Importantly, the two physicists who have spawned this theory also propose a test for the point beyond which sheer "luck" becomes statistically something else in the context of one of these particle colliders.

I also read This article, In which Eric Reitan analyses "Collision", a documentary describing the verbal joustings of Hitchens V Wilson ("New Atheist" V "Conservative Evangelical").

I think Reitan's piece is required reading for anyone, like me, who is terminally pissed off by the aridity of polarised discussion. I must read some more of his stuff.

Debating to win is a skill and good mental discipline, and belongs in debating societies, where you may be called upon to defend some preposterous notion, and you do your best to drum up such arguments as you can, hoping your opponent will make a mistake. It can be good fun. I remember a debate from school days:
"This house would rather be a contented pig than a discontented philosopher".But a lot of people are going to run their lives on the basis of their religious convictions, so this latter "collision" should be beyond gamesmanship. Whereas the two physicists are proposing a testable theory in their area of collision, I accept Reitan's analysis that Hitchens and Wilson are not. Firstly, the existence or non-existence of God cannot be proved in the same way that Boyle's Law can be proved, and secondly, I agree with Reitan that the atheist and the evangelical are preaching to their own constituency. they are colliding but colluding. As long as their particular faithful get the approved message from their particular champion, they can shake hands and walk away afterwards like a couple of boxers, but with their prejudices intact.

Scientists at their best advance human knowledge by proposing testable hypothesese. Metaphysicists who defend an already established position, rather than exploring their assumptions or conceding the necessary weaknesses in unprovable positions, are merely massaging the prejudices of their own converts, and massaging their own egos in the process.

Debating to win can be addictive; debating to learn may be less vain glorious for the participants, but might have some merit beyond sound and fury.

Tuesday 3 November 2009

The thirst for legitimacy

I know I haven't written the two posts I said I would, but I still might do it, and surprise you.

Meanwhile the present bee in my present bonnet is very unsurprising, and certainly nothing new.

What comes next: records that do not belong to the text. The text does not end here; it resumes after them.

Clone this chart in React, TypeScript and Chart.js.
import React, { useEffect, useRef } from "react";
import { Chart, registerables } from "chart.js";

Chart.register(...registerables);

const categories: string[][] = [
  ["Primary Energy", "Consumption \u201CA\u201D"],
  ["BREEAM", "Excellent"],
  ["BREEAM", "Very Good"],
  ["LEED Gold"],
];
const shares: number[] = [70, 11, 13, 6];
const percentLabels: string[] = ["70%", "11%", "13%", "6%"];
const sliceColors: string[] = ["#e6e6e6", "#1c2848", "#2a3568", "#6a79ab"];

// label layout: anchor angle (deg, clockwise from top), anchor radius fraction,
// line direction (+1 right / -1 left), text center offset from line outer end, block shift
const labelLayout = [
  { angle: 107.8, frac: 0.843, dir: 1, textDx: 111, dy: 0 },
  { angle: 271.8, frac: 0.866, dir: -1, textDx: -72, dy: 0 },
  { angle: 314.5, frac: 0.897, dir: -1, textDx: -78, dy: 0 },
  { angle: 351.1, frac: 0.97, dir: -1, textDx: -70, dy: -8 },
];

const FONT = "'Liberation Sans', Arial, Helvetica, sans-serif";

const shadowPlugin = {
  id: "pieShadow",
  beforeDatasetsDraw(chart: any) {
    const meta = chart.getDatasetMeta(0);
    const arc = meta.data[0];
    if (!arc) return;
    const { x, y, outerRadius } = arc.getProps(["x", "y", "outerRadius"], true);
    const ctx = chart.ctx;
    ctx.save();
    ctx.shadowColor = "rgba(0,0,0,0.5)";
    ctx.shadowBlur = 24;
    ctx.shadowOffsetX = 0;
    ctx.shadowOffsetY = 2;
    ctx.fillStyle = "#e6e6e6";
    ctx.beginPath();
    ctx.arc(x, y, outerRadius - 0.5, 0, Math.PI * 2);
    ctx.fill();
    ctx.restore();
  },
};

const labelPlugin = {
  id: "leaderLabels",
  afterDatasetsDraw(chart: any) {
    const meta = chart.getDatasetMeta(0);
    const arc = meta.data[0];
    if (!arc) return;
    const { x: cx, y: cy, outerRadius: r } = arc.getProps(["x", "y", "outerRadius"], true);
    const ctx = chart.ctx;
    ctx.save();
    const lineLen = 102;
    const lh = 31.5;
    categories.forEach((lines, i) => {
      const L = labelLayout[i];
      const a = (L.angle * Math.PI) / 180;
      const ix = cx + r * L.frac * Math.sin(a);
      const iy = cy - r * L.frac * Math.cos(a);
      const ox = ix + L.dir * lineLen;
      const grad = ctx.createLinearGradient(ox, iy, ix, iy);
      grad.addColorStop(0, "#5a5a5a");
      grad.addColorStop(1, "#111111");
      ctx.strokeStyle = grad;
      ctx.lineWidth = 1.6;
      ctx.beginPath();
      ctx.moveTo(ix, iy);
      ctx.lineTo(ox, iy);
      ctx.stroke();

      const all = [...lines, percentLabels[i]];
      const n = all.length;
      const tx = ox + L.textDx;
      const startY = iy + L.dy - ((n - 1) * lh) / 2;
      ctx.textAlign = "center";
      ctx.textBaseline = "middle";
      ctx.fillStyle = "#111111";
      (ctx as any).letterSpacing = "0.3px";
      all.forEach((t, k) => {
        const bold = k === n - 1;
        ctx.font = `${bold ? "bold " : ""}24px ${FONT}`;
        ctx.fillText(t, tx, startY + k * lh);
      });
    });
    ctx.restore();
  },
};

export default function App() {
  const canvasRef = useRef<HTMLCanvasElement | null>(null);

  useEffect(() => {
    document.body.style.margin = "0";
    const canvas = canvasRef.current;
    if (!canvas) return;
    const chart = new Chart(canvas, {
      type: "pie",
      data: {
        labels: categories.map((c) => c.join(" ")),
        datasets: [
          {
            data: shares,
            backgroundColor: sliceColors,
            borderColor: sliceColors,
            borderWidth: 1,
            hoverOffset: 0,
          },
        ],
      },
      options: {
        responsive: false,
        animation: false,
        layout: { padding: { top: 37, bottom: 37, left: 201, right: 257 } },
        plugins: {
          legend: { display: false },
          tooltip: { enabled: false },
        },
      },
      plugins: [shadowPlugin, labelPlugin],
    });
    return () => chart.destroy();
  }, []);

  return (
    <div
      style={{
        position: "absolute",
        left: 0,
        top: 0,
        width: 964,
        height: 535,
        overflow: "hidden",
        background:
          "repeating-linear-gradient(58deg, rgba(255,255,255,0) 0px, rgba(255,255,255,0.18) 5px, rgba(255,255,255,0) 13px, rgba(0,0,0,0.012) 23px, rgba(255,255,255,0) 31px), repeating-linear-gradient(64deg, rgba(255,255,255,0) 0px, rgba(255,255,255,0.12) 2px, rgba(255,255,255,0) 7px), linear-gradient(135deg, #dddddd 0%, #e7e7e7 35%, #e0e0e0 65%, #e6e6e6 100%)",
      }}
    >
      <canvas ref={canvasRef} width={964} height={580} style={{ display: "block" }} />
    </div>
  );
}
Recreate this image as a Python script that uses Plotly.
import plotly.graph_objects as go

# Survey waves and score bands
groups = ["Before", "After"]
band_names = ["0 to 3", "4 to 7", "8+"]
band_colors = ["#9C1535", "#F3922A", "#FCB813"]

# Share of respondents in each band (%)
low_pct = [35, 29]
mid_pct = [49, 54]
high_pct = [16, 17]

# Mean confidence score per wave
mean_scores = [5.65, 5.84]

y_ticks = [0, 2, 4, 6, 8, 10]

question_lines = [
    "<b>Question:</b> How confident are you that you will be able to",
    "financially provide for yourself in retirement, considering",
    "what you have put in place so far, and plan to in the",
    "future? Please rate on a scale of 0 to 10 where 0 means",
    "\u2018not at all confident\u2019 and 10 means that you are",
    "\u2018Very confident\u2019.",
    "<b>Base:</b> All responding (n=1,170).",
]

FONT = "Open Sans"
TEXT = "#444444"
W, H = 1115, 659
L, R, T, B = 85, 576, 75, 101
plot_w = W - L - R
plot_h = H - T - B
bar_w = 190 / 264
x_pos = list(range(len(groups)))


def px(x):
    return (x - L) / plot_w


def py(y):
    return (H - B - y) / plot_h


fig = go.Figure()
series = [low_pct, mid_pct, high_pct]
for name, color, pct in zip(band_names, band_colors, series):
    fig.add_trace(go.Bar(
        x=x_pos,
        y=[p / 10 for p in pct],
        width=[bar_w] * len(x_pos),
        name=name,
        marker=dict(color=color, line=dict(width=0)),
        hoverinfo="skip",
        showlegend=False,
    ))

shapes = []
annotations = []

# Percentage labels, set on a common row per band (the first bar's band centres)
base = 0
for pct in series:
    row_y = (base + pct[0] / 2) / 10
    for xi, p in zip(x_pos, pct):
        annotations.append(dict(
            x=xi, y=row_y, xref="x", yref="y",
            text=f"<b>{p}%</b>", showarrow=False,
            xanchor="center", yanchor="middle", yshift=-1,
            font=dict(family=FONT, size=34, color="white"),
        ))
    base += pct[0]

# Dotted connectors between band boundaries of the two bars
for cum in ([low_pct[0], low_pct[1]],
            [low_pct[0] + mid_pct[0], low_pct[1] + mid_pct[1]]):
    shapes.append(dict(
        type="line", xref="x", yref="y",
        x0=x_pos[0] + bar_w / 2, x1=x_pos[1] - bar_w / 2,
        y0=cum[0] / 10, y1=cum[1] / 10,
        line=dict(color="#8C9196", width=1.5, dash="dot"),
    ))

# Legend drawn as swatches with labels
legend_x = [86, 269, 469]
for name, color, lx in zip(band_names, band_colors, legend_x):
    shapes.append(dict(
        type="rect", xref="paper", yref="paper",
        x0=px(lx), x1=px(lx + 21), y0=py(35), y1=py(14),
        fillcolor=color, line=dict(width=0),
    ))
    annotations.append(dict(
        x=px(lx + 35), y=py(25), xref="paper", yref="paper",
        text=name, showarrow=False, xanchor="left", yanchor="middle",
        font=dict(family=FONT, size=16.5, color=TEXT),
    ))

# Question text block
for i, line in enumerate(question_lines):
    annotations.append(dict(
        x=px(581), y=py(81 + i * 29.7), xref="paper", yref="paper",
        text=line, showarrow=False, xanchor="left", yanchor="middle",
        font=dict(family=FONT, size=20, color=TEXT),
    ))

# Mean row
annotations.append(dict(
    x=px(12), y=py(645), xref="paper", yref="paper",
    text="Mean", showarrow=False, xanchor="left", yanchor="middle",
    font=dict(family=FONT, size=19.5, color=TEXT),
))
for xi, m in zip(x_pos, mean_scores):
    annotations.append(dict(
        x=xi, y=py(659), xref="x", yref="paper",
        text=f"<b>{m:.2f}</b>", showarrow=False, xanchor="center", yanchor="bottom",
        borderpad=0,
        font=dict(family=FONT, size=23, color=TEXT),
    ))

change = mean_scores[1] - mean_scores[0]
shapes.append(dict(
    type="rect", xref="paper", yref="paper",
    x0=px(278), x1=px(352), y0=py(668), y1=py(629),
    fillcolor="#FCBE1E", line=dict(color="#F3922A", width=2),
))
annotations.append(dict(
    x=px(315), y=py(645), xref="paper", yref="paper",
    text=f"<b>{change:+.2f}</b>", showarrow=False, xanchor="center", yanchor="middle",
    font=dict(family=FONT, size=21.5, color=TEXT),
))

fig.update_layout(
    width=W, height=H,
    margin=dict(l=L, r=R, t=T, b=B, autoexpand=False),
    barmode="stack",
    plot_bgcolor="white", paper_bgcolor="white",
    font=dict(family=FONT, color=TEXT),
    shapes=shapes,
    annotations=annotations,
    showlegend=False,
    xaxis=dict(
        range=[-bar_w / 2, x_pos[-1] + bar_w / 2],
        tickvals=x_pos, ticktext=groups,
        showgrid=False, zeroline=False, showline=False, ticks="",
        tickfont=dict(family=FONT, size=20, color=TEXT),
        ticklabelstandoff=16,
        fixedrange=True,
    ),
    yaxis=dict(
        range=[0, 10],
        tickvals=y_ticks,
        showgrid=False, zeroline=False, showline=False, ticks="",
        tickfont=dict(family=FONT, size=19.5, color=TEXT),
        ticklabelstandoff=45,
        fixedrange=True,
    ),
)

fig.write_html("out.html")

What always astonishes me about our human thirst for legitimacy is how easily we deceive ourselves that what we want is somehow justified by science, God ETC.

I was listening to a BBC program in a series on "Scotland's Black History", in which the notion of eugenics that we might call Scientific Racism was used in support of the legitimacy of the imperial adventures undertaken by various countries in the 19th century. Such ideas postulate that there is some kind of hierarchy of races, and divine sanction is often cited as well. Such a theory renders oppression not just excusable, but a sacred duty for the oppressor - the infamous "white man's burden". It has of course subsequently been used as a pretext for liquidating millions of people in Europe and Africa.

As another example of this, somewhat less destructive, at least overtly, God, or a particular interpretation of God, is wheeled out in order to punnish those whom believers consider to be sinful, while making the believers feel suitably virtuous. If this position is challenged, we definitely have a feeling that the righteous are extremely upset by the possibility of being cheated of the vengeance due to them for foregoing all that pleasure.
Thanks to Annie via Twitter for This article, in which something of the sort seems to be going on.

Now I'm asking myself if I can possibly be that easily self-deceived? Does the possibility of self-deception never occur to those who can make bigotry or zealotry work for them in their lives? Doesn't it strike themhow convenient these beliefs happen to be for their purposes? Has anyone ever proposed a racial hierarchy in which the proposer languished firmly at the bottom? The vast majority of the proponents of damnation seem to believe themselves to be saved from it. How convenient. If I am basing my life and its values on such handy and helpful constructs, made to fit the desired outcome, please somebody tell me.